I wouldn't do it myself... technically its inbreeding.


----------



## PMMinis (Apr 22, 2009)

I have seen in some of my horses pedigrees where two horses where bred that had the same father. SO that would be a half sister and half brother. I think I would be nervous though breeding a sire or dam with their own offspring.


----------



## Marnie (Apr 22, 2009)

Thiis is what I have seen and what I think now. I've seen people do it, always son to mother, in big horses, the out comes I have seen produced some amazingly beautiful results, I never saw problems. But I think with the minis, theirs enough problems already, to do this type of breeding may just be asking for trouble.


----------



## Cathy_H (Apr 22, 2009)

We bred our palomino Buck Echo son to his mother and got some nice foals. Both parents had great conformation though.


----------



## rabbitsfizz (Apr 22, 2009)

I did this some years ago, with the same pair each time.

I did it five times in total and got five truly top class animals.

As has been said, you do have to know your bloodlines and be sure of what you want.

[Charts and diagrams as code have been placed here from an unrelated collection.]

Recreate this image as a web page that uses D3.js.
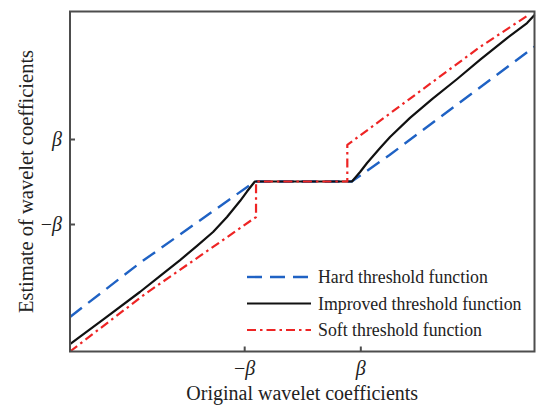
<!DOCTYPE html>
<html>
<head>
<meta charset="utf-8">
<script src="https://cdn.jsdelivr.net/npm/d3@7"></script>
<style>
  body { margin: 0; background: #fff; }
  text { font-family: "Liberation Serif", "DejaVu Serif", serif; fill: #222; }
</style>
</head>
<body>
<div id="chart"></div>
<script>
// Data (normalised units, threshold region around 0)
const hardX = [-1, -0.699, -0.204, 0.213, 0.376, 1];
const hardY = [-0.797, -0.479, 0, 0, 0.156, 0.793];

const improvedX = [-1, -0.849, -0.699, -0.613, -0.526, -0.453, -0.384, -0.324, -0.268, -0.238, -0.204,
                   0.214, 0.249, 0.279, 0.335, 0.378, 0.464, 0.559, 0.667, 0.765, 0.882, 0.968, 1];
const improvedY = [-0.956, -0.803, -0.65, -0.556, -0.462, -0.379, -0.297, -0.209, -0.115, -0.059, 0,
                   0, 0.056, 0.109, 0.197, 0.262, 0.374, 0.485, 0.603, 0.715, 0.844, 0.932, 0.979];

const softX = [-1, -0.677, -0.44, -0.199, -0.199, 0.194, 0.194, 0.765, 0.968];
const softY = [-1, -0.662, -0.438, -0.209, 0, 0, 0.215, 0.791, 0.974];

const tickVals = [-0.25, 0.25];
const tickLabels = ["−", ""];   // sign part, beta is added in italics

const seriesNames = ["Hard threshold function", "Improved threshold function", "Soft threshold function"];

// Setup layout
const svgWidth = 536;
const svgHeight = 410;
const plot = { left: 70, right: 534.5, top: 11.5, bottom: 351.5 };

const svg = d3.select("#chart")
  .append("svg")
  .attr("width", svgWidth)
  .attr("height", svgHeight);

const x = d3.scaleLinear().domain([-1, 1]).range([plot.left, plot.right]);
const y = d3.scaleLinear().domain([-1, 1]).range([plot.bottom, plot.top]);

// series styles
const series = [
  { name: seriesNames[0], xs: hardX, ys: hardY, color: "#1f62c4", dash: "15,8", width: 2.4 },
  { name: seriesNames[1], xs: improvedX, ys: improvedY, color: "#111111", dash: null, width: 2.2 },
  { name: seriesNames[2], xs: softX, ys: softY, color: "#ee2424", dash: "9,4,2.5,4", width: 2.2 }
];

const line = d3.line()
  .x(d => x(d[0]))
  .y(d => y(d[1]));

const lines = svg.append("g");
series.forEach(s => {
  lines.append("path")
    .datum(s.xs.map((v, i) => [v, s.ys[i]]))
    .attr("d", line)
    .attr("fill", "none")
    .attr("stroke", s.color)
    .attr("stroke-width", s.width)
    .attr("stroke-dasharray", s.dash)
    .attr("stroke-linejoin", "round");
});

// frame
svg.append("rect")
  .attr("x", plot.left)
  .attr("y", plot.top)
  .attr("width", plot.right - plot.left)
  .attr("height", plot.bottom - plot.top)
  .attr("fill", "none")
  .attr("stroke", "#4d4d4d")
  .attr("stroke-width", 2);

// axes with inward ticks
function betaLabels(sel) {
  sel.selectAll(".tick text").each(function(d, i) {
    const t = d3.select(this).text(null);
    t.append("tspan").text(tickLabels[i]);
    t.append("tspan").style("font-style", "italic").text("β");
  });
}

const xAxis = svg.append("g")
  .attr("transform", `translate(0, ${plot.bottom})`)
  .call(d3.axisBottom(x).tickValues(tickVals).tickSize(-5).tickPadding(9));
xAxis.select(".domain").remove();
xAxis.selectAll("line").attr("stroke", "#4d4d4d").attr("stroke-width", 2);
xAxis.selectAll("text").attr("font-size", 20).attr("font-family", "Liberation Serif").attr("fill", "#222");
betaLabels(xAxis);

const yAxis = svg.append("g")
  .attr("transform", `translate(${plot.left}, 0)`)
  .call(d3.axisLeft(y).tickValues(tickVals).tickSize(-5).tickPadding(8));
yAxis.select(".domain").remove();
yAxis.selectAll("line").attr("stroke", "#4d4d4d").attr("stroke-width", 2);
yAxis.selectAll("text").attr("font-size", 20).attr("font-family", "Liberation Serif").attr("fill", "#222");
betaLabels(yAxis);

// axis titles
svg.append("text")
  .attr("x", (plot.left + plot.right) / 2)
  .attr("y", 400)
  .attr("text-anchor", "middle")
  .attr("font-size", 20)
  .text("Original wavelet coefficients");

svg.append("text")
  .attr("transform", `translate(33, ${(plot.top + plot.bottom) / 2}) rotate(-90)`)
  .attr("text-anchor", "middle")
  .attr("font-size", 20.5)
  .text("Estimate of wavelet coefficients");

// legend
const legend = svg.append("g").attr("transform", "translate(247, 277)");
series.forEach((s, i) => {
  const row = legend.append("g").attr("transform", `translate(0, ${i * 26.5})`);
  row.append("line")
    .attr("x1", 0).attr("x2", 64)
    .attr("y1", 0).attr("y2", 0)
    .attr("stroke", s.color)
    .attr("stroke-width", s.width)
    .attr("stroke-dasharray", s.dash);
  row.append("text")
    .attr("x", 71)
    .attr("y", 6)
    .attr("font-size", 17.8)
    .text(s.name);
});
</script>
</body>
</html>
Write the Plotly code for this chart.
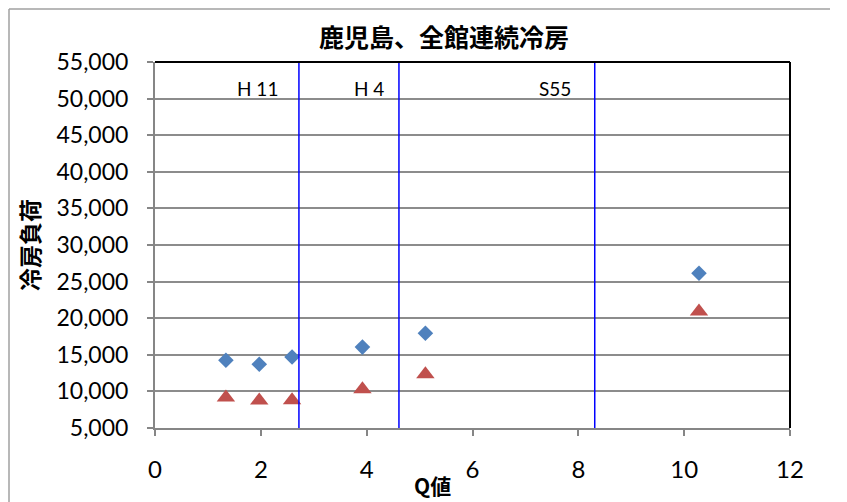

You also have to be ultra critical of the stock produced.


----------



## kaykay (Apr 22, 2009)

Maybe some of the ones posting could post pictures of the offspring? Would be interesting to see.

I have never done it and probably never will

Kay


----------



## ~Lisa~ (Apr 22, 2009)

I know there is some taboo to linebreeding but it is the quickest way to set type. As long as you know what type you are wanting to set and can look at your horses with a honest eye ... It is done more often then people think


----------